**Information given**
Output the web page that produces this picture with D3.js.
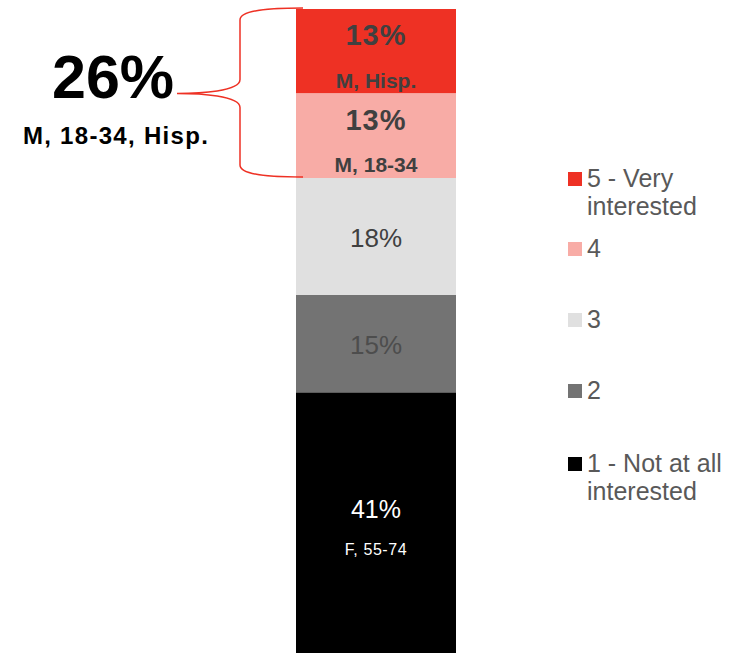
<!DOCTYPE html>
<html>
<head>
<meta charset="UTF-8">
<title></title>
<style>
body { margin: 0; background: #fff; }
text { font-family: "Liberation Sans", Arial, sans-serif; }
</style>
</head>
<body>
<script src="https://d3js.org/d3.v7.min.js"></script>
<script>
var width = 750, height = 653;

// data, top segment first
var categories = ["5 - Very interested", "4", "3", "2", "1 - Not at all interested"];
var legendLines = [["5 - Very", "interested"], ["4"], ["3"], ["2"], ["1 - Not at all", "interested"]];
var values = [13, 13, 18, 15, 41];
var valueLabels = ["13%", "13%", "18%", "15%", "41%"];
var subLabels = ["M, Hisp.", "M, 18-34", "", "", "F, 55-74"];
var colors = ["#EE3124", "#F8ACA6", "#E0E0E0", "#737373", "#000000"];
var calloutValue = "26%";
var calloutLabel = "M, 18-34, Hisp.";

var svg = d3.select("body").append("svg")
  .attr("width", width)
  .attr("height", height);

var y = d3.scaleLinear().domain([0, 100]).range([9, 659]);
var x = d3.scaleBand().domain(["all"]).range([296, 456]).padding(0);

// cumulative from top
var acc = 0;
var segs = values.map(function(v, i) {
  var s = { i: i, y0: acc, y1: acc + v, v: v };
  acc += v;
  return s;
});

var bars = svg.selectAll(".seg").data(segs).enter().append("g").attr("class", "seg");

bars.append("rect")
  .attr("x", x("all"))
  .attr("width", x.bandwidth())
  .attr("y", function(d) { return y(d.y0); })
  .attr("height", function(d) { return y(d.y1) - y(d.y0); })
  .attr("fill", function(d) { return colors[d.i]; });

var cx = x("all") + x.bandwidth() / 2;

// labels on the bar
bars.each(function(d) {
  var g = d3.select(this);
  var top = y(d.y0), bot = y(d.y1), mid = (top + bot) / 2;
  if (d.i < 2) {
    g.append("text").attr("x", cx).attr("y", top + 36)
      .attr("text-anchor", "middle").attr("font-size", 29).attr("font-weight", "bold")
      .attr("letter-spacing", 1)
      .attr("fill", "#404040").text(valueLabels[d.i]);
    g.append("text").attr("x", cx).attr("y", bot - 6)
      .attr("text-anchor", "middle").attr("font-size", 21).attr("font-weight", "bold")
      .attr("fill", "#404040").text(subLabels[d.i]);
  } else if (d.i == 4) {
    g.append("text").attr("x", cx).attr("y", mid - 8)
      .attr("text-anchor", "middle").attr("font-size", 25)
      .attr("fill", "#fff").text(valueLabels[d.i]);
    g.append("text").attr("x", cx).attr("y", mid + 29)
      .attr("text-anchor", "middle").attr("font-size", 16)
      .attr("letter-spacing", 0.6)
      .attr("fill", "#fff").text(subLabels[d.i]);
  } else {
    g.append("text").attr("x", cx).attr("y", mid + 10)
      .attr("text-anchor", "middle").attr("font-size", 26)
      .attr("fill", d.i == 3 ? "#4d4d4d" : "#404040").text(valueLabels[d.i]);
  }
});

// bracket around top two segments
var bTop = y(0) - 1, bMid = y(values[0]), bBot = y(values[0] + values[1]) - 1;
var tipX = 177, spineX = 240, endX = 303;
var path = d3.path();
path.moveTo(endX, bTop);
path.bezierCurveTo(270, bTop, spineX, bTop + 2, spineX, bTop + 12);
path.lineTo(spineX, bMid - 14);
path.bezierCurveTo(spineX, bMid - 2, 200, bMid, tipX, bMid);
path.bezierCurveTo(200, bMid, spineX, bMid + 2, spineX, bMid + 14);
path.lineTo(spineX, bBot - 12);
path.bezierCurveTo(spineX, bBot - 2, 270, bBot, endX, bBot);
svg.append("path").attr("d", path.toString())
  .attr("fill", "none").attr("stroke", "#EE3124").attr("stroke-width", 1.5);

svg.append("text").attr("x", 113).attr("y", 98)
  .attr("text-anchor", "middle").attr("font-size", 61).attr("font-weight", "bold")
  .attr("fill", "#000").text(calloutValue);
svg.append("text").attr("x", 116).attr("y", 144)
  .attr("text-anchor", "middle").attr("font-size", 24).attr("font-weight", "bold")
  .attr("letter-spacing", 1.3)
  .attr("fill", "#000").text(calloutLabel);

// legend
var legendY = [187, 257, 328, 399, 472];
var legend = svg.selectAll(".leg").data(categories).enter().append("g").attr("class", "leg");
legend.append("rect")
  .attr("x", 568).attr("width", 14).attr("height", 14)
  .attr("y", function(d, i) { return legendY[i] - 15; })
  .attr("fill", function(d, i) { return colors[i]; });
legend.each(function(d, i) {
  var t = d3.select(this).append("text")
    .attr("x", 587).attr("y", legendY[i])
    .attr("font-size", 25).attr("fill", "#595959");
  legendLines[i].forEach(function(line, k) {
    t.append("tspan").attr("x", 587).attr("dy", k == 0 ? 0 : 28).text(line);
  });
});
</script>
</body>
</html>
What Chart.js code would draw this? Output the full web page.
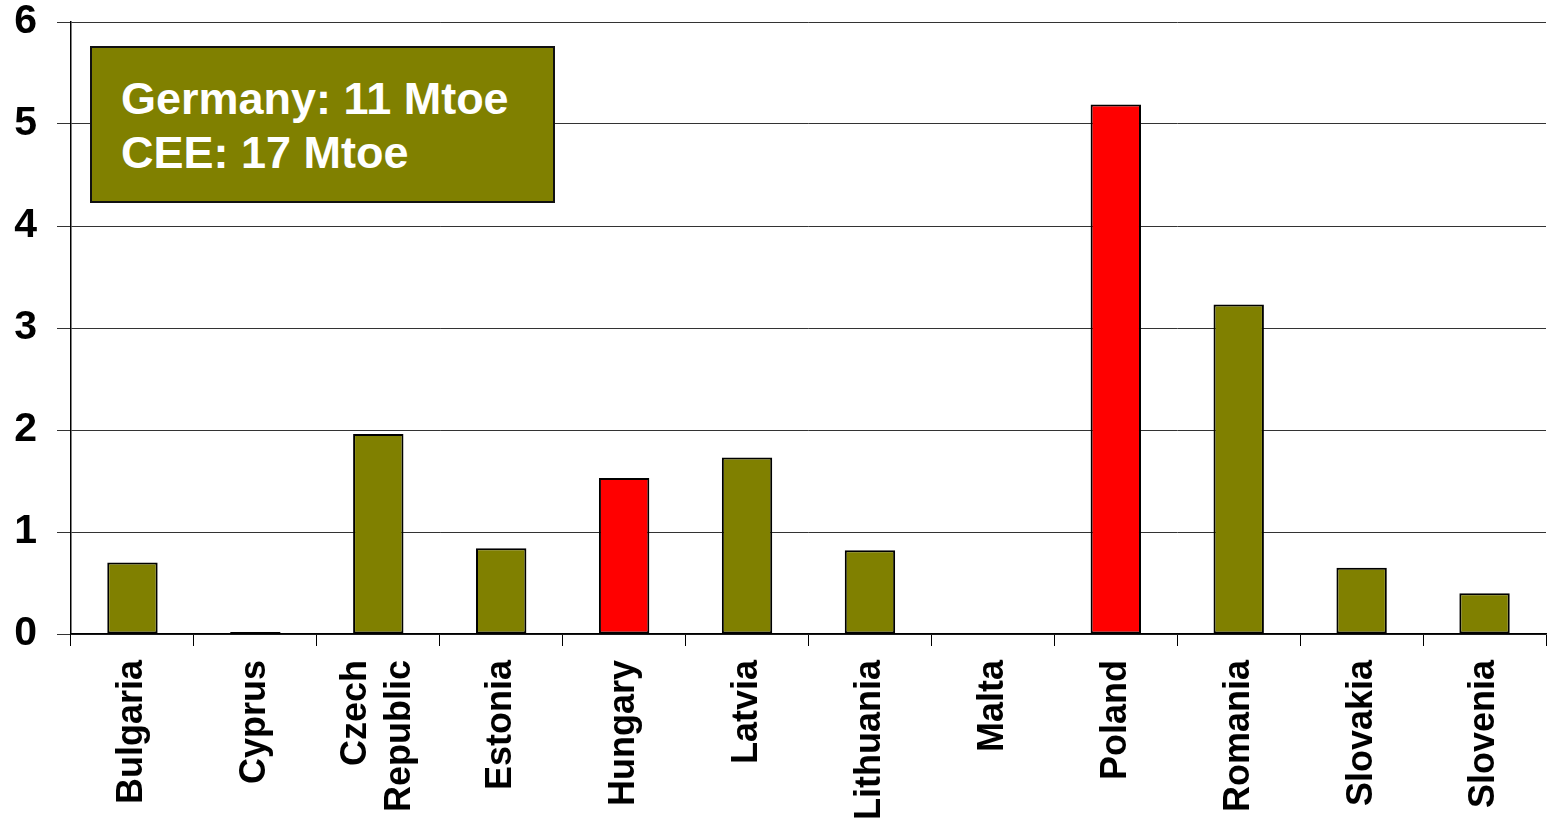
<!DOCTYPE html>
<html lang="en">
<head>
<meta charset="utf-8">
<script src="https://cdn.jsdelivr.net/npm/chart.js"></script>
<style>
  html, body { margin: 0; padding: 0; background: #fff; }
  .wrap { position: relative; width: 1550px; height: 819px; }
  .note {
    position: absolute; left: 90px; top: 46px; width: 465px; height: 157px;
    background: #808000; border: 2px solid #111;
    color: #fff; font: bold 45px "Liberation Sans", Arial, sans-serif;
    line-height: 54px; padding: 24px 0 0 29px; box-sizing: border-box;
  }
</style>
</head>
<body>
<div class="wrap">
  <canvas id="c" width="1550" height="819"></canvas>
  <div class="note">Germany: 11 Mtoe<br>CEE: 17 Mtoe</div>
</div>
<script>
const countries = ['Bulgaria', 'Cyprus', ['Czech', 'Republic'], 'Estonia', 'Hungary', 'Latvia',
  'Lithuania', 'Malta', 'Poland', 'Romania', 'Slovakia', 'Slovenia'];
const values = [0.70, 0.02, 1.96, 0.84, 1.53, 1.73, 0.82, 0, 5.19, 3.23, 0.65, 0.40];
const highlighted = ['Hungary', 'Poland'];
const yTicks = [0, 1, 2, 3, 4, 5, 6];

const OLIVE = '#808000';
const RED = '#FF0000';
const colors = countries.map(c => highlighted.includes(c) ? RED : OLIVE);

const font = 'Liberation Sans, Arial, sans-serif';

// two-line rotated labels: centre the block on the tick instead of starting at it
const centerMultiline = {
  id: 'centerMultiline',
  beforeDraw(chart) {
    const s = chart.scales.x;
    s.getLabelItems().forEach(item => {
      if (Array.isArray(item.label) && !item._centered) {
        const lh = s._resolveTickFontOptions(0).lineHeight;
        item.options.translation[0] -= (item.label.length - 1) * lh / 2;
        item._centered = true;
      }
    });
  }
};

new Chart(document.getElementById('c'), {
  type: 'bar',
  data: {
    labels: countries,
    datasets: [{
      data: values,
      backgroundColor: colors,
      borderColor: '#000',
      borderWidth: 2,
      borderSkipped: false,
      barPercentage: 0.41,
      categoryPercentage: 1
    }]
  },
  options: {
    responsive: false,
    animation: false,
    layout: { padding: { top: 22, right: 4, left: 0, bottom: 0 } },
    plugins: { legend: { display: false }, tooltip: { enabled: false } },
    scales: {
      x: {
        grid: { offset: true, drawOnChartArea: false, tickLength: 12, color: '#000', lineWidth: 1 },
        border: { color: '#000', width: 1.5 },
        ticks: {
          color: '#000', font: { family: font, size: 36, weight: 'bold', lineHeight: 1.22 },
          minRotation: 90, maxRotation: 90, autoSkip: false, padding: 14
        },
        afterFit: s => { s.height = 185; }
      },
      y: {
        min: 0, max: 6,
        afterBuildTicks: s => { s.ticks = yTicks.map(v => ({ value: v })); },
        grid: { color: '#333', lineWidth: 1, tickLength: 14 },
        border: { color: '#000', width: 1.5 },
        ticks: {
          color: '#000', font: { family: font, size: 41, weight: 'bold', lineHeight: 1.08 }, padding: 20
        },
        afterFit: s => { s.width = 71; s.paddingTop = 0; s.paddingBottom = 0; }
      }
    }
  },
  plugins: [centerMultiline]
});
</script>
</body>
</html>
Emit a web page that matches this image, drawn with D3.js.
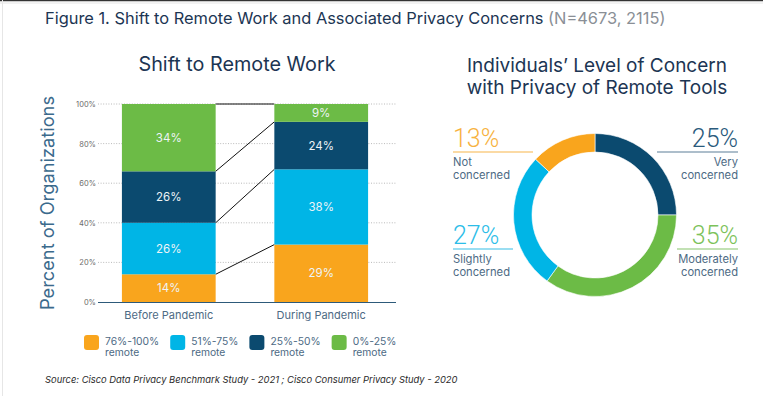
<!DOCTYPE html>
<html><head><meta charset="utf-8">
<script src="https://cdn.jsdelivr.net/npm/d3@7"></script>
<style>
html,body{margin:0;padding:0;background:#fff;}
svg{display:block;font-family:Inter,"Open Sans",sans-serif;}
</style></head>
<body>
<svg id="c" width="763" height="396"></svg>
<script>
// ---- data ----
const periods = ["Before Pandemic", "During Pandemic"];
const remoteLevels = ["76%-100%", "51%-75%", "25%-50%", "0%-25%"];
const beforeValues = [14, 26, 26, 34];
const duringValues = [29, 38, 24, 9];
const yTicks = [0, 20, 40, 60, 80, 100];

const concernLevels = ["Very concerned", "Moderately concerned", "Slightly concerned", "Not concerned"];
const concernValues = [25, 35, 27, 13];

const colors = ["#f9a51d", "#00b5e6", "#0b4a6f", "#6cbb46"];
const concernColors = ["#0b4a6f", "#6cbb46", "#00b5e6", "#f9a51d"];

const svg = d3.select("#c");
const navy = "#1c3553";
const txtGray = "#4d6a84";

// frame lines
svg.append("rect").attr("x",0).attr("y",0).attr("width",763).attr("height",396).attr("fill","#fff");
svg.append("line").attr("x1",0).attr("x2",763).attr("y1",0.5).attr("y2",0.5).attr("stroke","#333").attr("stroke-width",1.5);
svg.append("line").attr("x1",0).attr("x2",763).attr("y1",3).attr("y2",3).attr("stroke","#e6e6e6");
svg.append("line").attr("x1",2.5).attr("x2",2.5).attr("y1",0).attr("y2",396).attr("stroke","#e6e6e6");

// main title
const t = svg.append("text").attr("x",45).attr("y",24).attr("font-size",16.4).attr("fill",navy);
t.append("tspan").text("Figure 1. Shift to Remote Work and Associated Privacy Concerns ");
t.append("tspan").attr("fill","#8a8f96").text("(N=4673, 2115)");

// ---- bar chart ----
svg.append("text").attr("x",237).attr("y",71).attr("text-anchor","middle").attr("font-size",19.8).attr("fill",navy).text("Shift to Remote Work");

const y = d3.scaleLinear().domain([0,100]).range([302,104]);
const x = d3.scaleBand().domain(periods).range([96,394]).paddingInner(0.385).paddingOuter(0.17);
const gx0 = 98, gx1 = 396;

const grid = svg.append("g");
grid.selectAll("line").data(yTicks.filter(d=>d>0)).join("line")
  .attr("x1",gx0).attr("x2",gx1).attr("y1",d=>y(d)).attr("y2",d=>y(d))
  .attr("stroke","#a8a8a8").attr("stroke-width",0.8).attr("stroke-dasharray","1,1.6");

const yAxis = d3.axisLeft(y).tickValues(yTicks).tickFormat(d=>d+"%").tickSize(0).tickPadding(2);
const ya = svg.append("g").attr("transform",`translate(${gx0},0)`).call(yAxis);
ya.select(".domain").remove();
ya.selectAll("text").attr("font-size",7.5).attr("fill","#6b6b6b").attr("font-family","Inter,'Open Sans',sans-serif");

function stackOf(vals){ let c=0; return vals.map((v,i)=>{const s={i, v, y0:c, y1:c+v}; c+=v; return s;}); }
const stacks = [stackOf(beforeValues), stackOf(duringValues)];

// connector lines
const conn = svg.append("g");
for(let k=0;k<remoteLevels.length;k++){
  conn.append("line")
    .attr("x1", x(periods[0])+x.bandwidth()).attr("y1", y(stacks[0][k].y1))
    .attr("x2", x(periods[1])).attr("y2", y(stacks[1][k].y1))
    .attr("stroke","#111").attr("stroke-width",1);
}

periods.forEach((p,pi)=>{
  const g = svg.append("g");
  g.selectAll("rect").data(stacks[pi]).join("rect")
    .attr("x", x(p)).attr("width", x.bandwidth())
    .attr("y", d=>y(d.y1)).attr("height", d=>y(d.y0)-y(d.y1))
    .attr("fill", d=>colors[d.i]);
  g.selectAll("text").data(stacks[pi]).join("text")
    .attr("x", x(p)+x.bandwidth()/2).attr("y", d=>y((d.y0+d.y1)/2)+4)
    .attr("text-anchor","middle").attr("font-size",11.5).attr("fill","#eef4f7")
    .text(d=>d.v+"%");
});

// x axis
svg.append("line").attr("x1",gx0).attr("x2",gx1).attr("y1",y(0)+0.5).attr("y2",y(0)+0.5).attr("stroke","#2d5a7a").attr("stroke-width",1);
const xAxis = d3.axisBottom(x).tickSize(0).tickPadding(9);
const xa = svg.append("g").attr("transform",`translate(0,${y(0)})`).call(xAxis);
xa.select(".domain").remove();
xa.selectAll("text").attr("font-size",11).attr("fill",txtGray).attr("font-family","Inter,'Open Sans',sans-serif");

// y axis title
svg.append("text").attr("transform","translate(54,203) rotate(-90)").attr("text-anchor","middle")
  .attr("font-size",18.3).attr("fill","#3b6a8c").text("Percent of Organizations");

// legend
let lx = 84;
remoteLevels.forEach((lab,i)=>{
  const g = svg.append("g").attr("transform",`translate(${lx},335)`);
  g.append("rect").attr("width",15).attr("height",15).attr("rx",3).attr("fill",colors[i]);
  const tx = g.append("text").attr("x",21).attr("y",10).attr("font-size",10.3).attr("fill",txtGray);
  tx.append("tspan").attr("x",21).text(lab);
  tx.append("tspan").attr("x",21).attr("dy",10.5).text("remote");
  const w = tx.node().getBBox().width;
  lx += 21 + w + 11;
});

// source
svg.append("text").attr("x",45).attr("y",383).attr("font-size",9.4).attr("font-style","italic").attr("fill","#2a2a2a")
  .text("Source: Cisco Data Privacy Benchmark Study - 2021 ; Cisco Consumer Privacy Study - 2020");

// ---- donut ----
const dt = svg.append("text").attr("text-anchor","middle").attr("font-size",19).attr("fill",navy);
dt.append("tspan").attr("x",597).attr("y",72).text("Individuals’ Level of Concern");
dt.append("tspan").attr("x",597).attr("y",94).text("with Privacy of Remote Tools");

const cx = 595, cy = 215;
const pie = d3.pie().sort(null).value(d=>d);
const arc = d3.arc().innerRadius(63).outerRadius(81.5);
svg.append("g").attr("transform",`translate(${cx},${cy})`)
  .selectAll("path").data(pie(concernValues)).join("path")
  .attr("d",arc).attr("fill",(d,i)=>concernColors[i]).attr("stroke","#fff").attr("stroke-width",0.6);

// labels
const lblColors = ["#2a5a7c", "#7cc25a", "#2cbde8", "#f7b240"];
const lineColors = ["#5d7f98", "#86c46a", "#37bde6", "#f7b54a"];
const labelSpec = [
  {i:3, left:true,  y:147, lx2:533},
  {i:0, left:false, y:147, lx2:657},
  {i:2, left:true,  y:244, lx2:513},
  {i:1, left:false, y:244, lx2:677}
];
const LX = 453, RX = 738;
labelSpec.forEach(s=>{
  const ax = s.left ? LX : RX;
  const anchor = s.left ? "start" : "end";
  svg.append("text").attr("x",ax).attr("y",s.y).attr("text-anchor",anchor)
    .attr("font-size",25).attr("font-weight",300).attr("font-family","Roboto,Inter,sans-serif")
    .attr("fill",lblColors[s.i]).text(concernValues[s.i]+"%");
  svg.append("line").attr("x1",ax).attr("x2",s.lx2).attr("y1",s.y+5).attr("y2",s.y+5)
    .attr("stroke",lineColors[s.i]).attr("stroke-width",1.2);
  const words = concernLevels[s.i].split(" ");
  const tt = svg.append("text").attr("text-anchor",anchor).attr("font-size",11.2).attr("fill",txtGray);
  tt.append("tspan").attr("x",ax).attr("y",s.y+19).text(words[0]);
  tt.append("tspan").attr("x",ax).attr("y",s.y+32).text(words[1]);
});
</script>
</body></html>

**Work to be completed**
Repeat exactly the stretch of lines that opens with the line containing "Emit a web page" and closes with the line containing "const gx0 = 98, gx1 = 396;". Leave the pictures out, and add nothing.

**Answer for this exercise**
Emit a web page that matches this image, drawn with D3.js.
<!DOCTYPE html>
<html><head><meta charset="utf-8">
<script src="https://cdn.jsdelivr.net/npm/d3@7"></script>
<style>
html,body{margin:0;padding:0;background:#fff;}
svg{display:block;font-family:Inter,"Open Sans",sans-serif;}
</style></head>
<body>
<svg id="c" width="763" height="396"></svg>
<script>
// ---- data ----
const periods = ["Before Pandemic", "During Pandemic"];
const remoteLevels = ["76%-100%", "51%-75%", "25%-50%", "0%-25%"];
const beforeValues = [14, 26, 26, 34];
const duringValues = [29, 38, 24, 9];
const yTicks = [0, 20, 40, 60, 80, 100];

const concernLevels = ["Very concerned", "Moderately concerned", "Slightly concerned", "Not concerned"];
const concernValues = [25, 35, 27, 13];

const colors = ["#f9a51d", "#00b5e6", "#0b4a6f", "#6cbb46"];
const concernColors = ["#0b4a6f", "#6cbb46", "#00b5e6", "#f9a51d"];

const svg = d3.select("#c");
const navy = "#1c3553";
const txtGray = "#4d6a84";

// frame lines
svg.append("rect").attr("x",0).attr("y",0).attr("width",763).attr("height",396).attr("fill","#fff");
svg.append("line").attr("x1",0).attr("x2",763).attr("y1",0.5).attr("y2",0.5).attr("stroke","#333").attr("stroke-width",1.5);
svg.append("line").attr("x1",0).attr("x2",763).attr("y1",3).attr("y2",3).attr("stroke","#e6e6e6");
svg.append("line").attr("x1",2.5).attr("x2",2.5).attr("y1",0).attr("y2",396).attr("stroke","#e6e6e6");

// main title
const t = svg.append("text").attr("x",45).attr("y",24).attr("font-size",16.4).attr("fill",navy);
t.append("tspan").text("Figure 1. Shift to Remote Work and Associated Privacy Concerns ");
t.append("tspan").attr("fill","#8a8f96").text("(N=4673, 2115)");

// ---- bar chart ----
svg.append("text").attr("x",237).attr("y",71).attr("text-anchor","middle").attr("font-size",19.8).attr("fill",navy).text("Shift to Remote Work");

const y = d3.scaleLinear().domain([0,100]).range([302,104]);
const x = d3.scaleBand().domain(periods).range([96,394]).paddingInner(0.385).paddingOuter(0.17);
const gx0 = 98, gx1 = 396;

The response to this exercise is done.